# THE DATA:
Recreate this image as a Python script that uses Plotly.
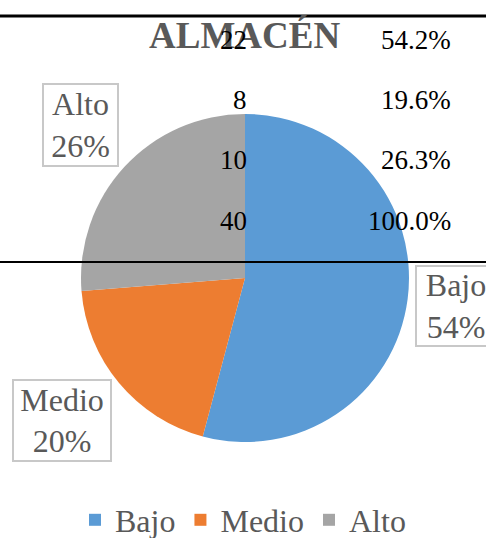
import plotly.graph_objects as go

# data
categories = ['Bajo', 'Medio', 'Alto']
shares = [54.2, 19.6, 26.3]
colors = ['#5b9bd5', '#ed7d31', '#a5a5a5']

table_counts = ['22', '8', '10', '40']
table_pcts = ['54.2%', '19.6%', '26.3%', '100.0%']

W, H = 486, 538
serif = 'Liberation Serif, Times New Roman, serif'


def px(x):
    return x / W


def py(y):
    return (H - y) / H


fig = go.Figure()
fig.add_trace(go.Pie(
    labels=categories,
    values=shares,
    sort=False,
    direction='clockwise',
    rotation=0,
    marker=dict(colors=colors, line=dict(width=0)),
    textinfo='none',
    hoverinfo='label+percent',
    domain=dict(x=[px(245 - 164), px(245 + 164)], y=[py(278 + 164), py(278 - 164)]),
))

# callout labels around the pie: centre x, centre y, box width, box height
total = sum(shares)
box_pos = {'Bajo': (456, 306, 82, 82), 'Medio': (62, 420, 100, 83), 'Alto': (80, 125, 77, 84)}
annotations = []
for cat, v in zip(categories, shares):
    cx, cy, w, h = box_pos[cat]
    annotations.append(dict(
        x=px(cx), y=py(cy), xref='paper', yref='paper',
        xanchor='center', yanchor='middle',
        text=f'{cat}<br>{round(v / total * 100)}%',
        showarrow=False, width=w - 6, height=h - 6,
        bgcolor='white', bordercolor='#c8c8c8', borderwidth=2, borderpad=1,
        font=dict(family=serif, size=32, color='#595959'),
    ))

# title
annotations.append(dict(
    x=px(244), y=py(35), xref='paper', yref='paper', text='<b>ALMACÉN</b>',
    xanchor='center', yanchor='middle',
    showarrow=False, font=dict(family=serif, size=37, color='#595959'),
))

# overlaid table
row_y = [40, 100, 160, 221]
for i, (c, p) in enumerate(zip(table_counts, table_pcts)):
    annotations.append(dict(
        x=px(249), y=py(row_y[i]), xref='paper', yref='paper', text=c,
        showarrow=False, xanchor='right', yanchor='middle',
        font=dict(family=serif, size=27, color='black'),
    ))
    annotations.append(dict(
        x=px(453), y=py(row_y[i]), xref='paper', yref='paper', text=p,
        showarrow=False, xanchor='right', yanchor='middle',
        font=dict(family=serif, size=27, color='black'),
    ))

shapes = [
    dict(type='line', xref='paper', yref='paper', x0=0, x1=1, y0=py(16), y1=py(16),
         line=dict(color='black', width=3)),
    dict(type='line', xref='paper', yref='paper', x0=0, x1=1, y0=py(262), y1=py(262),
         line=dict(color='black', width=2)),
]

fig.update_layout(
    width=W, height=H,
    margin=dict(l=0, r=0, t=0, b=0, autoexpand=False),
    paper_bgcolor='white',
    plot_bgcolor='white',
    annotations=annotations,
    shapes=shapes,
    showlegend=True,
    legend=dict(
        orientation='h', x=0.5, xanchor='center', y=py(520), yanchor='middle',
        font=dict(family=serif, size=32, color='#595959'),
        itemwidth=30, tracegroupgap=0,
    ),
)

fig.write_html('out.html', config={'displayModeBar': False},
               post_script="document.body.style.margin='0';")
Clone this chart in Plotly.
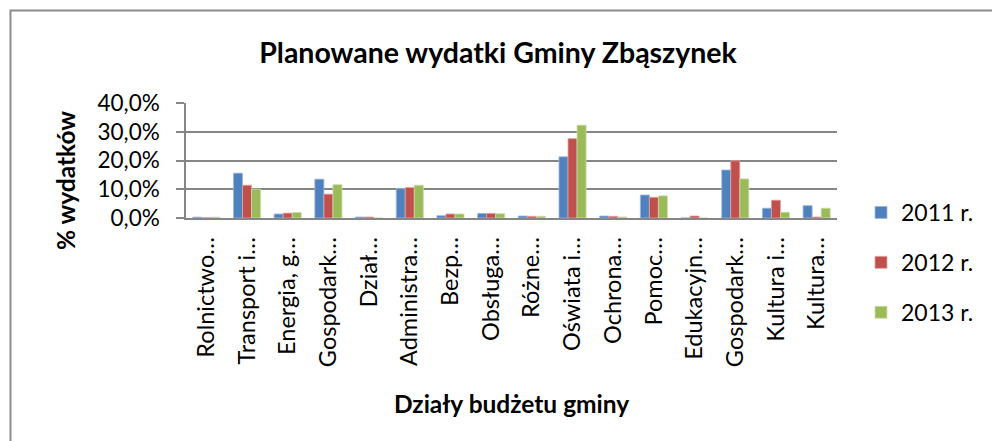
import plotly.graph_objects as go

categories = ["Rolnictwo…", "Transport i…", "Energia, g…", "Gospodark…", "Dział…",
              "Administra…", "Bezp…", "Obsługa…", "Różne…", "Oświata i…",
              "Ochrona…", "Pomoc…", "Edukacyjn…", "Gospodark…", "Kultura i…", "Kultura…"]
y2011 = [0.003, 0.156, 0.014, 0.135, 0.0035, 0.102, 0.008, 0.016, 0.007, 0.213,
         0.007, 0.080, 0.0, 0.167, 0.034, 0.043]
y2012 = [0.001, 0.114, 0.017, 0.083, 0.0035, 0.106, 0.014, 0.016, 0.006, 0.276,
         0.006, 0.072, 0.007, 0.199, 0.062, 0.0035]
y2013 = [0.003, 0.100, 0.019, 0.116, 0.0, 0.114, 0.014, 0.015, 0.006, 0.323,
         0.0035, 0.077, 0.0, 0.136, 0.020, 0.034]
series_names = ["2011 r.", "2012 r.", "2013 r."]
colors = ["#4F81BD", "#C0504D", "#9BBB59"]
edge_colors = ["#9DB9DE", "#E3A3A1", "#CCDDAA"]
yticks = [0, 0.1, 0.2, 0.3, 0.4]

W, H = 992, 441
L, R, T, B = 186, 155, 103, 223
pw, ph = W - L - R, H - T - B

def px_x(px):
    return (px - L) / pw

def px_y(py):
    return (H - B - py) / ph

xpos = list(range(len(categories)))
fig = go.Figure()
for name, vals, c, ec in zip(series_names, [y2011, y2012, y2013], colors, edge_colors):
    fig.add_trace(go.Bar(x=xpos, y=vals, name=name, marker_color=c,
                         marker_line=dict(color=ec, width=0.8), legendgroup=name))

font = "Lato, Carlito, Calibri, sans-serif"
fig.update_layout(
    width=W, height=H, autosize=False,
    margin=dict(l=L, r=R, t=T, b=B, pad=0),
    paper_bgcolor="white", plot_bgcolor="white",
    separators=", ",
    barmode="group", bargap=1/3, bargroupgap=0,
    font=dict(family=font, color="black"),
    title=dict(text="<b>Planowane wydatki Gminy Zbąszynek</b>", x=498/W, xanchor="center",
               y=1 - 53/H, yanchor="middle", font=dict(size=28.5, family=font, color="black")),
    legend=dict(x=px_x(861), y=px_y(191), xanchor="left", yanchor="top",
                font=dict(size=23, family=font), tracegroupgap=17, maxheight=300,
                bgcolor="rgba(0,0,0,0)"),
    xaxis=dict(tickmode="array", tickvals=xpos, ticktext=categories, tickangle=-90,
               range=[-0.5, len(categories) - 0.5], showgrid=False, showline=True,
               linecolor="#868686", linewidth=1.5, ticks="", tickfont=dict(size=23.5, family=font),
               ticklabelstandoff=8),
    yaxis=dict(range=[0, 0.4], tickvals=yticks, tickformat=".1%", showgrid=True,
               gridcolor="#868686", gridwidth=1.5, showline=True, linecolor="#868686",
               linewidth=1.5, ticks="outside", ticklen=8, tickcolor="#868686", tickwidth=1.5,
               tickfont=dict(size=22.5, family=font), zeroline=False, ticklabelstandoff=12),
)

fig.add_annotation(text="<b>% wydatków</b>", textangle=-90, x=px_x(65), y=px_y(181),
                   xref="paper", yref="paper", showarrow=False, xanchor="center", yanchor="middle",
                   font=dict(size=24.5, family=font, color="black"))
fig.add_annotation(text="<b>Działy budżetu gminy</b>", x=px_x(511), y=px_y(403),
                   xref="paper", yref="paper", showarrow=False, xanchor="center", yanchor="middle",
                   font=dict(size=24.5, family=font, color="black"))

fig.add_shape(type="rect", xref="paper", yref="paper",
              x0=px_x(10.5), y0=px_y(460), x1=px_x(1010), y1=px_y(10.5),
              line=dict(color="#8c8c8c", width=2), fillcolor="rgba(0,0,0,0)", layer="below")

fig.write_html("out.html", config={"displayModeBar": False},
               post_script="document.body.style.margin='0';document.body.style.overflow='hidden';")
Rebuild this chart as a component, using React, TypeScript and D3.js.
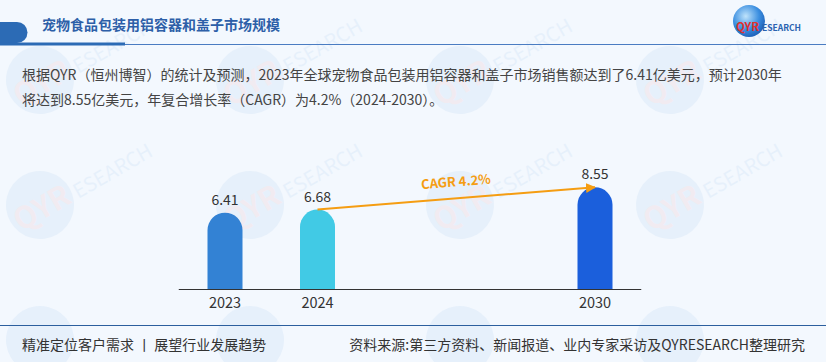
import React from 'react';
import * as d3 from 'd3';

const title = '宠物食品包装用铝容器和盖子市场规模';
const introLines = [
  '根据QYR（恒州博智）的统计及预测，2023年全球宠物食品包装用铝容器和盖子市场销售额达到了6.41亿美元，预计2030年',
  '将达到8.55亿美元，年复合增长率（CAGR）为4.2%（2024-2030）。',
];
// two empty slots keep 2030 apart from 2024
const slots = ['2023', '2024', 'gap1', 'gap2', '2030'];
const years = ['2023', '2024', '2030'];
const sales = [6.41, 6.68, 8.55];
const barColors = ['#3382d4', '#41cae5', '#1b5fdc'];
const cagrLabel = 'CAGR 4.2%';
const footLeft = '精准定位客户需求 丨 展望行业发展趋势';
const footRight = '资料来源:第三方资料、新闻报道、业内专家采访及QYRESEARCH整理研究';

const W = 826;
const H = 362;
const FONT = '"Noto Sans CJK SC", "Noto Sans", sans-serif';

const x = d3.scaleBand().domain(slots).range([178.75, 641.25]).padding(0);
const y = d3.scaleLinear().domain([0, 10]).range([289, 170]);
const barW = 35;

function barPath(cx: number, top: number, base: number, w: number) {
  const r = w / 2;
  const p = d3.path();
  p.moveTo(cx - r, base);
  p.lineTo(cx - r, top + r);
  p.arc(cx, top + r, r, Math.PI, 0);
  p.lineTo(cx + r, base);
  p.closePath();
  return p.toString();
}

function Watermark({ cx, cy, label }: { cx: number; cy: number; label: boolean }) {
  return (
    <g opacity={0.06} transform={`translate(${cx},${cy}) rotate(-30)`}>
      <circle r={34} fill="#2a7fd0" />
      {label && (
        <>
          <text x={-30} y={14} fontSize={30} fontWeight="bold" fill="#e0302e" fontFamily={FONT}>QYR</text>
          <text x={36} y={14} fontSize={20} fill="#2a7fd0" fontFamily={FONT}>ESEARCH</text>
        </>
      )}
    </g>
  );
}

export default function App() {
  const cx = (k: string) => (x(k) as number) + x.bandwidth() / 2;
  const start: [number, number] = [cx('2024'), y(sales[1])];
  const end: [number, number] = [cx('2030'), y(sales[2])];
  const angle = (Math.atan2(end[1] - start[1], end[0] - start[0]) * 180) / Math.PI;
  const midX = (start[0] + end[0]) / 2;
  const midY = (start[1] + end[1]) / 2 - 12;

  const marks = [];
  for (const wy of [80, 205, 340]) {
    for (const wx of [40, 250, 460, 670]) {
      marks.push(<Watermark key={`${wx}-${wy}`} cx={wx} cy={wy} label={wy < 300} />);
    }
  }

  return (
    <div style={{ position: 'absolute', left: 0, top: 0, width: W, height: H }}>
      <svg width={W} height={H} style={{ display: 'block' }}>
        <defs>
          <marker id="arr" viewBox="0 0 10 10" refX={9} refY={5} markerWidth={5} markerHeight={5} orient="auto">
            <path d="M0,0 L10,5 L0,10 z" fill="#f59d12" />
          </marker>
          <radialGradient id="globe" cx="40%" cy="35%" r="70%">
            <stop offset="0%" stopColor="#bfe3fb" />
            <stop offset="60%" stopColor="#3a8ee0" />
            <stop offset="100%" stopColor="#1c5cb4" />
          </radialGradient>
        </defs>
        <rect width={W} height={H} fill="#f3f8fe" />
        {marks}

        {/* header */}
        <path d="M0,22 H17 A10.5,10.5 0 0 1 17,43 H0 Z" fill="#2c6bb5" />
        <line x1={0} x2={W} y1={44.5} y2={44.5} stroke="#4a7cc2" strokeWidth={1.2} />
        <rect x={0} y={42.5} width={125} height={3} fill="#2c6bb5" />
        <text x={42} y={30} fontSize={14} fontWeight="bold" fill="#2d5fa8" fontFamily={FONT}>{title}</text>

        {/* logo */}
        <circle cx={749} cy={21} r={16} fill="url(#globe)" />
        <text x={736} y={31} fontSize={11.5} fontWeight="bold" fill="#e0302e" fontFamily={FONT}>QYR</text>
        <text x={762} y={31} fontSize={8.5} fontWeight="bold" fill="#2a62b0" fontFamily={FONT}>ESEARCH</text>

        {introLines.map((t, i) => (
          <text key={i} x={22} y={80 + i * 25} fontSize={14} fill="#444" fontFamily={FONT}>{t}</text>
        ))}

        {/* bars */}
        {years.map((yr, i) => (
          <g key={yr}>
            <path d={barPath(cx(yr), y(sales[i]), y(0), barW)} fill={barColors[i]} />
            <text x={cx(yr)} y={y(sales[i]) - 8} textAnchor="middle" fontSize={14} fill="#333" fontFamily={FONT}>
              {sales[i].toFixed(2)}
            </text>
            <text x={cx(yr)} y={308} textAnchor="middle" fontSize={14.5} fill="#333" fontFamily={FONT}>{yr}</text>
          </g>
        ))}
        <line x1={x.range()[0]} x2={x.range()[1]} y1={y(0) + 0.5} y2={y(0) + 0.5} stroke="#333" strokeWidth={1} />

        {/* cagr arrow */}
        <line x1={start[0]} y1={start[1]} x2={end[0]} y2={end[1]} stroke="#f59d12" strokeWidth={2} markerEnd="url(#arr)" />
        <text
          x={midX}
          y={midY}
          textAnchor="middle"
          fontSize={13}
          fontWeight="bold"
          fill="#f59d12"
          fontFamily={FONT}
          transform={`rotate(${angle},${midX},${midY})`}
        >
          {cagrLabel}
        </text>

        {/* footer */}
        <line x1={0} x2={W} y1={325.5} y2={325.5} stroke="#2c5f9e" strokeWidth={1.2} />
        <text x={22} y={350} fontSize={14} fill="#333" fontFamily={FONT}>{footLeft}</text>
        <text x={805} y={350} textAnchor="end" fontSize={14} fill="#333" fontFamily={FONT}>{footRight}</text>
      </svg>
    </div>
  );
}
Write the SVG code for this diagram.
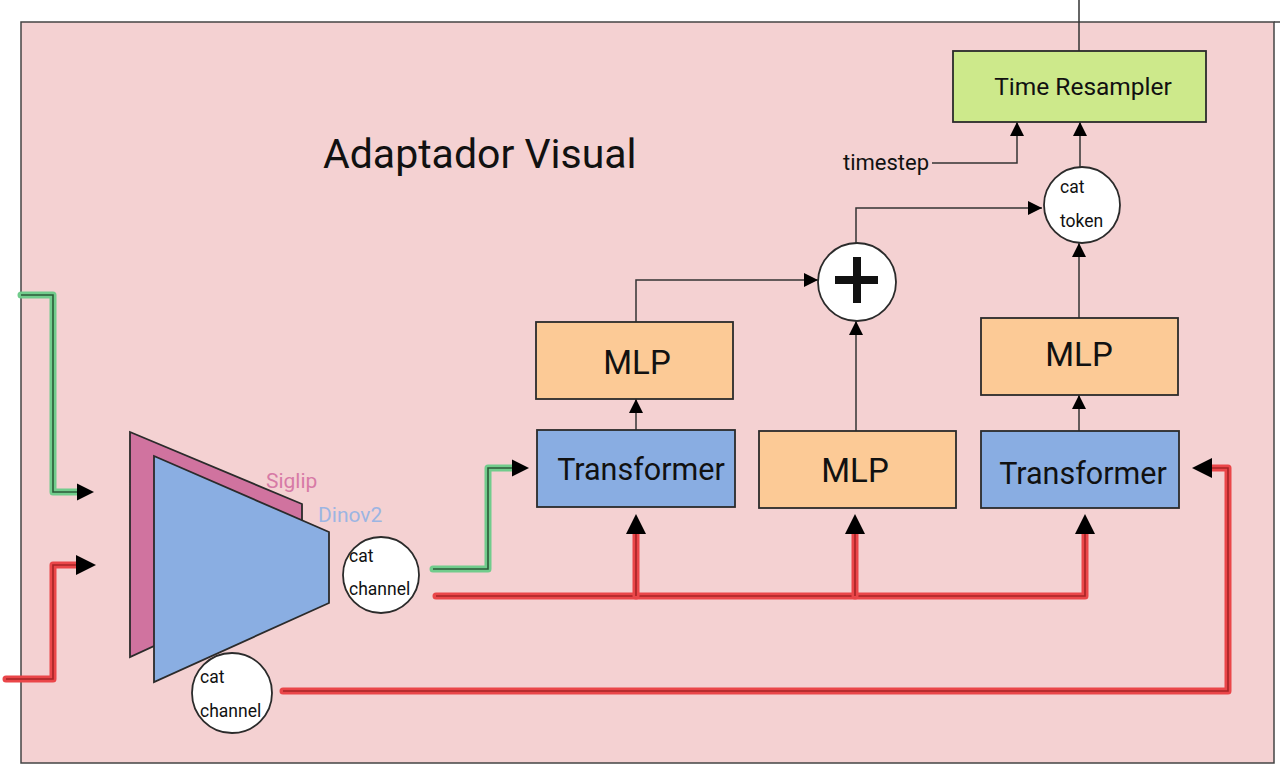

# TASK TO COMPLETE:
Leave the pictures out, and restate exactly the lines from the start of the records through the one that contains "table_pcts = ['54.2%', '19.6%', '26.3%', '100.0%']".

# RESPONSE FOR THIS EXERCISE:
Recreate this image as a Python script that uses Plotly.
import plotly.graph_objects as go

# data
categories = ['Bajo', 'Medio', 'Alto']
shares = [54.2, 19.6, 26.3]
colors = ['#5b9bd5', '#ed7d31', '#a5a5a5']

table_counts = ['22', '8', '10', '40']
table_pcts = ['54.2%', '19.6%', '26.3%', '100.0%']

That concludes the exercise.